Alejandro Sanchez wheels several wall mirrors to shelves at his job at dd’s Discounts store in Cicero on Oct. 3, 2022

When he’s not working, Sanchez is playing and watching soccer, and taking photographs in Millennium Park. He wants to pursue photography as a career, and has set his sights on internship opportunities that will help him on that path.

The four-day a week academy does all it can to help young adults, with five full-time employees operating on the second floor of a former church school. Young adults with special needs age out of secondary school when they turn 22 years old, and subsequently lose the school-based programs and resources they have grown accustomed to. UAS provides programming and services to help the young adults transition to adulthood. Teachers accompany their students on their designated day of the week at the academy on the CTA and through a partnership with Lyft, Urban Autism Solutions aid employed students with free rides to and from work.

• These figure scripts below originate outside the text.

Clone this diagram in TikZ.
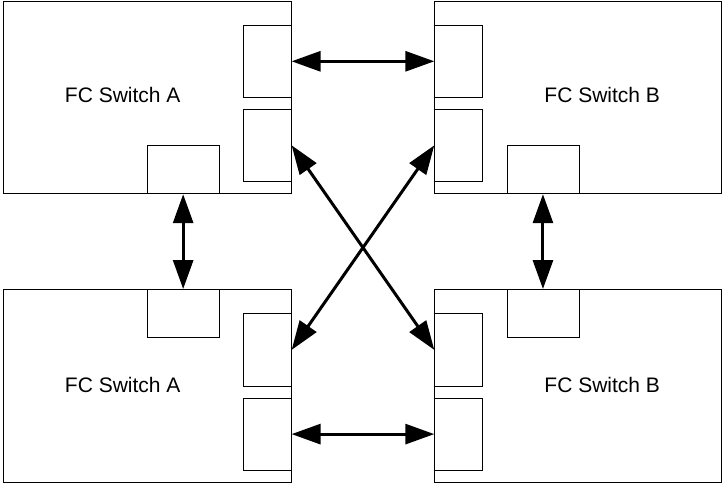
\documentclass[tikz,border=0pt]{standalone}
\usepackage{fontspec}
\setmainfont{Liberation Sans}
\usetikzlibrary{arrows.meta}
\begin{document}
\begin{tikzpicture}[x=1pt,y=-1pt,
  switchbox/.style={draw, line width=0.9pt, anchor=north west, inner sep=0pt,
                    minimum width=288pt, minimum height=192.6pt},
  vport/.style={draw, fill=white, line width=0.9pt, anchor=north west, inner sep=0pt,
                minimum width=48pt, minimum height=72.3pt},
  hport/.style={vport, minimum width=72pt, minimum height=48.3pt},
  swlabel/.style={inner sep=0pt, font=\fontsize{21}{24}\selectfont},
  link/.style={line width=3pt,
               {Triangle[length=29pt,width=20pt]}-{Triangle[length=29pt,width=20pt]}}
]
\useasboundingbox (0,0) rectangle (722,483);

% switch chassis
\node[switchbox] (swA1) at (2.7,0.7) {};
\node[switchbox, minimum width=287pt] (swB1) at (434.3,0.7) {};
\node[switchbox] (swA2) at (2.7,289) {};
\node[switchbox, minimum width=287pt] (swB2) at (434.3,289) {};

% switch names
\node[swlabel] (tA1) at (122.7,94.5) {FC Switch A};
\node[swlabel] (tB1) at (602.2,94.5) {FC Switch B};
\node[swlabel] (tA2) at (122.7,385) {FC Switch A};
\node[swlabel] (tB2) at (602.2,385) {FC Switch B};

% ports, upper A switch
\node[vport] (pA1a) at (242.7,24.7) {};
\node[vport] (pA1b) at (242.7,108.7) {};
\node[hport] (pA1c) at (146.7,145) {};
% ports, upper B switch
\node[vport] (pB1a) at (434.3,24.7) {};
\node[vport] (pB1b) at (434.3,108.7) {};
\node[hport] (pB1c) at (506.5,145) {};
% ports, lower A switch
\node[hport] (pA2c) at (146.7,289) {};
\node[vport] (pA2a) at (242.7,313.3) {};
\node[vport] (pA2b) at (242.7,397.5) {};
% ports, lower B switch
\node[hport] (pB2c) at (506.5,289) {};
\node[vport] (pB2a) at (434.3,313.3) {};
\node[vport] (pB2b) at (434.3,397.5) {};

% inter-switch links
\draw[link] (pA1a.east) -- (pB1a.west);
\draw[link] (pA2b.east) -- (pB2b.west);
\draw[link] (pA1c.south) -- (pA2c.north);
\draw[link] (pB1c.south) -- (pB2c.north);
\draw[link] (pA1b.east) -- (pB2a.west);
\draw[link] (pB1b.west) -- (pA2a.east);
\end{tikzpicture}
\end{document}
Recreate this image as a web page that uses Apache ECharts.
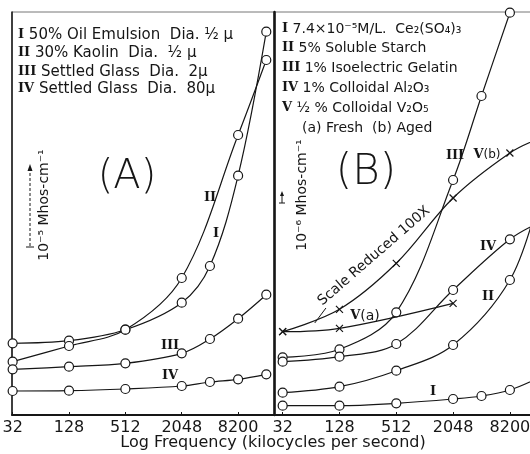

“We are providing what I would consider to be complementary services to what’s being taught in a traditional classroom,” Tarczan said. “We’re the community partner that’s providing the community integration programs, internships, job experiences, and some more intense clinical experiences than perhaps what they’re getting in school.

“We’re not teachers, we’re not educators, but what we do have are clinicians where we’re bringing together best practices and people who have skills in speech and language therapy, behavior therapy, social work, who are able to provide our students with intensive social/emotional learning. Skills like speech and language and skills in behavior therapy — really providing those additional sets of skills to complete that picture.”

Safety and proximity to jobs are paramount when trying to create a win-win for the employer and for the student, Tarczan added. She said young adults with UAS are just like anybody else, they just want a foot in the door when it comes to employment and be able to prove to not only themselves, but to everybody else that they can do what their siblings are doing, what their parents are doing, or what their friends are doing.

“They want to bring home a paycheck and they want to contribute to their families,” she said. “And they want to be able to eat out with their friends and buy cool shoes.”

Before leaving, Sanchez smiled while sharing his favorite quote: “I will go wherever the wind takes me”; he then inquired about internship opportunities at the Chicago Tribune.